Gebäudekomplex als „Zeitkapsel“
Dabei galt der heute lebendige Lern- und Geschichtsort „Alte Partei-, neue Zollschule“ lange als heikles und umstrittenes Erbstück: Von 1969 bis 1972 als Internatsschule für die Kaderbildung der SED im Bezirk Erfurt erbaut und bis 1990 als solche betrieben, nutzte sie das Land Thüringen danach vor allem als Interim für die neu gegründete Fachhochschule. Zunehmend in den Nullerjahren zog in den aus Lehr- und Internatsgebäuden bestehenden Komplex ein bunter Nutzungsmix ein: Tagungen, Konzerte, Discos, Flohmärkte, kurzes und langes Wohnen sowie diverse andere Einmietungen machten den Ort zu einem offenen Haus und ließen ihn zunehmend in einem neuen Licht erscheinen. Die pragmatische Weiternutzung erforderte fast keine Veränderungen. Selbst Leuchter, Tapeten, Vorhänge, Mobiliar und sogar Essbesteck der Mensa waren zu großen Teilen geblieben. In Anbetracht des anderswo rasanten Verschwindens von DDR-Gegenständen war hier der Eindruck einer regelrechten „Zeitkapsel“ entstanden.
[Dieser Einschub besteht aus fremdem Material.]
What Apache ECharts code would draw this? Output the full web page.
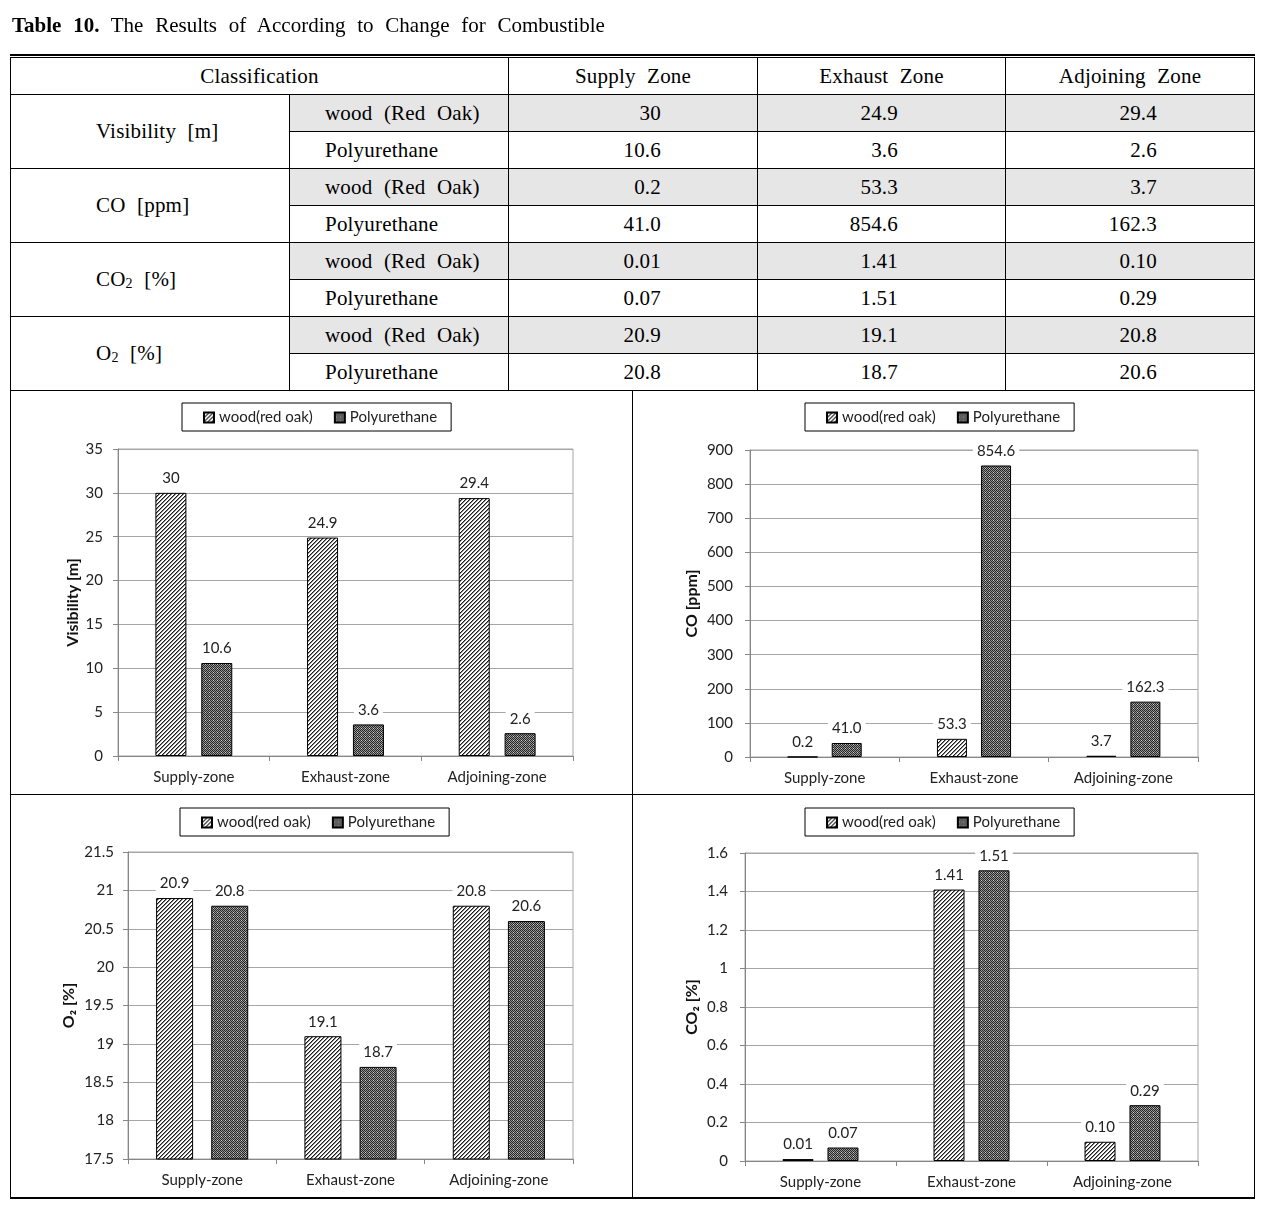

Ein regelrechter Glücksfall für die Umnutzung zum Zoll-Bildungs und Wissenschaftszentrums war, dass dessen Raumanforderungen fast identisch mit dem Bestand waren. Die erheblichsten Veränderungen brachte der Zubau von fast 130 Schülerappartements, für die sehr verträgliche Stellen am Komplex gefunden werden konnten. So bekam der rückseitige Seminarflügel einen Verlängerungsanbau und eine dezente Aufstockung. Gewahrt blieb die skulpturale Großform aus flachen Gebäuderiegeln und Vertikalakzenten, um die herum entstehungszeitlich eine anspruchsvolle Parkanlage – unter anderem mit opulenter Springbrunnenkaskade – angelegt worden war.
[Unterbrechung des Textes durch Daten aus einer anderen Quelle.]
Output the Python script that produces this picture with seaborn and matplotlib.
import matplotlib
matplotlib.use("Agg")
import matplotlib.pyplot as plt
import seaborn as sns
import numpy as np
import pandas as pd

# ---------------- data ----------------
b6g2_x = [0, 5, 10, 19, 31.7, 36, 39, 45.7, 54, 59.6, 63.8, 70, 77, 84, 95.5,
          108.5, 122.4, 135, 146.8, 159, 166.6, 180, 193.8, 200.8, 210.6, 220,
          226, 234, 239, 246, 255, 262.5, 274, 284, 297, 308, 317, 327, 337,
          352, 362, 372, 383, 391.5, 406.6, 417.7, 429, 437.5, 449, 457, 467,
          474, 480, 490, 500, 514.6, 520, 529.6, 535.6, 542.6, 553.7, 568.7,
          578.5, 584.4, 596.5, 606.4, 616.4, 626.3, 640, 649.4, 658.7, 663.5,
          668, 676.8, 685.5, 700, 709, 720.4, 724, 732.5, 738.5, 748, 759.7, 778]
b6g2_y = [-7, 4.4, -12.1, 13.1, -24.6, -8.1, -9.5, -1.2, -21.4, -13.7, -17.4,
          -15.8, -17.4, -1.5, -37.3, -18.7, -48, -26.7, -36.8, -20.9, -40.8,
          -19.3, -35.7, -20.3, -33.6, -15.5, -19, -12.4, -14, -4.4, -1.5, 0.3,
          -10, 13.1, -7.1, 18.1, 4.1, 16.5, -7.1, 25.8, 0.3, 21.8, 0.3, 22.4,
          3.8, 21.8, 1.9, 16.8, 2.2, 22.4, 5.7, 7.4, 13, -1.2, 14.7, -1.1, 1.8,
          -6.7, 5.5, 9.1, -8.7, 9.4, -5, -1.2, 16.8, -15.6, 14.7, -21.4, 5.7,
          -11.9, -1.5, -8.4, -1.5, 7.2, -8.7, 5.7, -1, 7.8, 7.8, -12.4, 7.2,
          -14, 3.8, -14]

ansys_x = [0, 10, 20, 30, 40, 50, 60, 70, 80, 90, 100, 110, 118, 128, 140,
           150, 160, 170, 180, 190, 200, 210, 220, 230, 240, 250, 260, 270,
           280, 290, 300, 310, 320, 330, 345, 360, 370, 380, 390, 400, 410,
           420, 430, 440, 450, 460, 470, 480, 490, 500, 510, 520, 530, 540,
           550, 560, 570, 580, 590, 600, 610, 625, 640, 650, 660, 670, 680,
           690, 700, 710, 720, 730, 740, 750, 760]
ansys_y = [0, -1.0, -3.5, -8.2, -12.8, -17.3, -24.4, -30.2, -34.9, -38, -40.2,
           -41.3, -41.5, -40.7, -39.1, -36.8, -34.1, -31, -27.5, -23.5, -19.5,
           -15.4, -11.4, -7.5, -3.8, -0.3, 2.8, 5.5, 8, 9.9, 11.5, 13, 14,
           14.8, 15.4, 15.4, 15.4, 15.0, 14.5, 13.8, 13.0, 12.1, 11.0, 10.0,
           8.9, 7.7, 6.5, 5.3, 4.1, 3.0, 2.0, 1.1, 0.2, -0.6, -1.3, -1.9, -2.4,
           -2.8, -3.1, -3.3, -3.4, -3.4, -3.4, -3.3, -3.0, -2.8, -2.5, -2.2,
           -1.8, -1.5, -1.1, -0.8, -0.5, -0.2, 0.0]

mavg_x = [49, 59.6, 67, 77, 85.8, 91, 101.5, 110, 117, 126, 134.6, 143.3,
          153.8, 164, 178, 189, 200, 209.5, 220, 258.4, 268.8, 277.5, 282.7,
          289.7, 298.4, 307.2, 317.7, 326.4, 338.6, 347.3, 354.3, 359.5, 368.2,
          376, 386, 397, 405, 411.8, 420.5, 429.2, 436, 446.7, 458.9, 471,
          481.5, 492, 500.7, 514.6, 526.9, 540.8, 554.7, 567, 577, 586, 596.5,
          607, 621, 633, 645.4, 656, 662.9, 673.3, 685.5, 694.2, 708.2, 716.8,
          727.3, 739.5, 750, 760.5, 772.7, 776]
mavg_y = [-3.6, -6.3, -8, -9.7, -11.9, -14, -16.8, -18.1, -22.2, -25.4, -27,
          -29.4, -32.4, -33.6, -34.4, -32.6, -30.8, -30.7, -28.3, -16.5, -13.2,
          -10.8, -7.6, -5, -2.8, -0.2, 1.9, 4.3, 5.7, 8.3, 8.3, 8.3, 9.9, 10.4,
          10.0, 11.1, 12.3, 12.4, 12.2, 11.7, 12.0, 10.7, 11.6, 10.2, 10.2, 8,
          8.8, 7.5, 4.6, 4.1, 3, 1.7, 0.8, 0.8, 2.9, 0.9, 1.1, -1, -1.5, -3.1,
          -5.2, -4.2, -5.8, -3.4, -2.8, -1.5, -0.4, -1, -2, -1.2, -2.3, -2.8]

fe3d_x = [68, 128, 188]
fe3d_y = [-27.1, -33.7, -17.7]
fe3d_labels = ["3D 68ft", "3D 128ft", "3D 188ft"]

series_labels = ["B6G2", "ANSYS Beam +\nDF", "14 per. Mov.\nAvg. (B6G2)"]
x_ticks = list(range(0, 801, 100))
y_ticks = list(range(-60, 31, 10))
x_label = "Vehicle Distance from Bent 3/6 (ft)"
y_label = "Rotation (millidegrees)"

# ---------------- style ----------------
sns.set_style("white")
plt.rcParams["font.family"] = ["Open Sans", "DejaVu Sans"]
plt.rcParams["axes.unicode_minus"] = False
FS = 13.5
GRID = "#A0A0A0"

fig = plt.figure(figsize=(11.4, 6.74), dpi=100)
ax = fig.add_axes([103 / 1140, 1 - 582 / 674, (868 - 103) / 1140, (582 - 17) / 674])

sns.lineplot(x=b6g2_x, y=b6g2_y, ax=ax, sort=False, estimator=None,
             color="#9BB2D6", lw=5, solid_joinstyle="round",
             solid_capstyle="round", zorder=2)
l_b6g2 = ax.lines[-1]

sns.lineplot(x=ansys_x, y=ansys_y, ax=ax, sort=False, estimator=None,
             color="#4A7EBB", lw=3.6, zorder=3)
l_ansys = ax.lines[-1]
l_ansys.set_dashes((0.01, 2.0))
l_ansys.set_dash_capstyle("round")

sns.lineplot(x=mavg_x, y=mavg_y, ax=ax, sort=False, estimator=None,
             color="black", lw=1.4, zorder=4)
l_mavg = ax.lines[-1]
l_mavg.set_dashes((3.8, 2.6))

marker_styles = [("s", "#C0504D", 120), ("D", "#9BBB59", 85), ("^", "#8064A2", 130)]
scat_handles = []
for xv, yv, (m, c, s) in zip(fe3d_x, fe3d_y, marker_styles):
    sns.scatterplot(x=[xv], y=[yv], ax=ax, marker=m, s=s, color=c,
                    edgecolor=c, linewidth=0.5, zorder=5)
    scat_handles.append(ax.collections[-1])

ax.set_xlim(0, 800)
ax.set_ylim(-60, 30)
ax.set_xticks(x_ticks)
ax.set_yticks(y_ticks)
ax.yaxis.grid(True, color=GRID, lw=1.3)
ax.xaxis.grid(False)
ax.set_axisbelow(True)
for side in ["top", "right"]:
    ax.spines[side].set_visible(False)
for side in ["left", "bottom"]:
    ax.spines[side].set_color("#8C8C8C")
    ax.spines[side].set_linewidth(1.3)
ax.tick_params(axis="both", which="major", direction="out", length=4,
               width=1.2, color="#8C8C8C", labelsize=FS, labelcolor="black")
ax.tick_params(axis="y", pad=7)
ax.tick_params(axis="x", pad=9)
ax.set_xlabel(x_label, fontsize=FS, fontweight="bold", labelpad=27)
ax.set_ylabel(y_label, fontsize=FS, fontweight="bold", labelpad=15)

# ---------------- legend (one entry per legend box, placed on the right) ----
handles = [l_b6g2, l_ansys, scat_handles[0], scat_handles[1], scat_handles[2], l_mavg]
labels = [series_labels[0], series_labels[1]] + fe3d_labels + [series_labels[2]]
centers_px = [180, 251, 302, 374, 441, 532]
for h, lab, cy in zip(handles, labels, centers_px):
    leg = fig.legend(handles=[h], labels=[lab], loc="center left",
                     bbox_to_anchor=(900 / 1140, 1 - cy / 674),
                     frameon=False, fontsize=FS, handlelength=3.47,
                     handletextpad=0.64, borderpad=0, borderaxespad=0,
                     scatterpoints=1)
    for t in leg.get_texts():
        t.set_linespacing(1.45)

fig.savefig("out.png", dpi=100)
Überdurchschnittlich viel konnte auch von den Gebäuden selbst erhalten und instandgesetzt werden. Behutsam aufgearbeitet wurden z. B. Fassadenoberflächen unterschiedlichster Art, darunter facettierte Betonformformelemente, Email- und Aluminiumelemente, Attikaverkleidungen aus Kunststoff bis hin zu schlichten weiß gefassten Betonelementen, wodurch viel historische Aura erlebbar blieb. Die bewahrte Gesamtwirkung setzt sich im Inneren fort: In den Kernbereichen – im Foyer, in der Mensa oder im Klubraum „Vilniuszimmer“ – wurden die Oberflächen und Teile des Mobiliars liebevoll aufgearbeitet. Im Audimax wurde das originale Gestühl nur leicht angepasst, um Forderungen des Brandschutzes, der Rollstuhlgerechtigkeit und des Lehrbetriebes des „Bildungs- und Wissenschaftszentrums“ gerecht zu werden. Fast 500 Zollschüler absolvieren hier jedes Semester ihre theoretische Ausbildung. Zusätzlich stehen ihnen vielfältige Flächen für Freizeit- und Sportaktivitäten zur Verfügung, die in den nächsten Jahren noch um einen Sporthallenbau ergänzt werden.
Demnächst beginnt die Wiederherstellung des denkmalgeschützten Parks zwischen dem Gebäudekomplex und der Werner-Seelenbinder-Straße, wofür Andreas Müller Denkmalfördermittel des Landes Thüringen und des Bundes als Anteilszuschuss genehmigt wurden. Die breite Treppenanlage mit begleitender Springbrunnenkaskade wurde bereits wiederhergestellt – einschließlich der für die 70er Jahre typischen opulenten Wasserfontänen.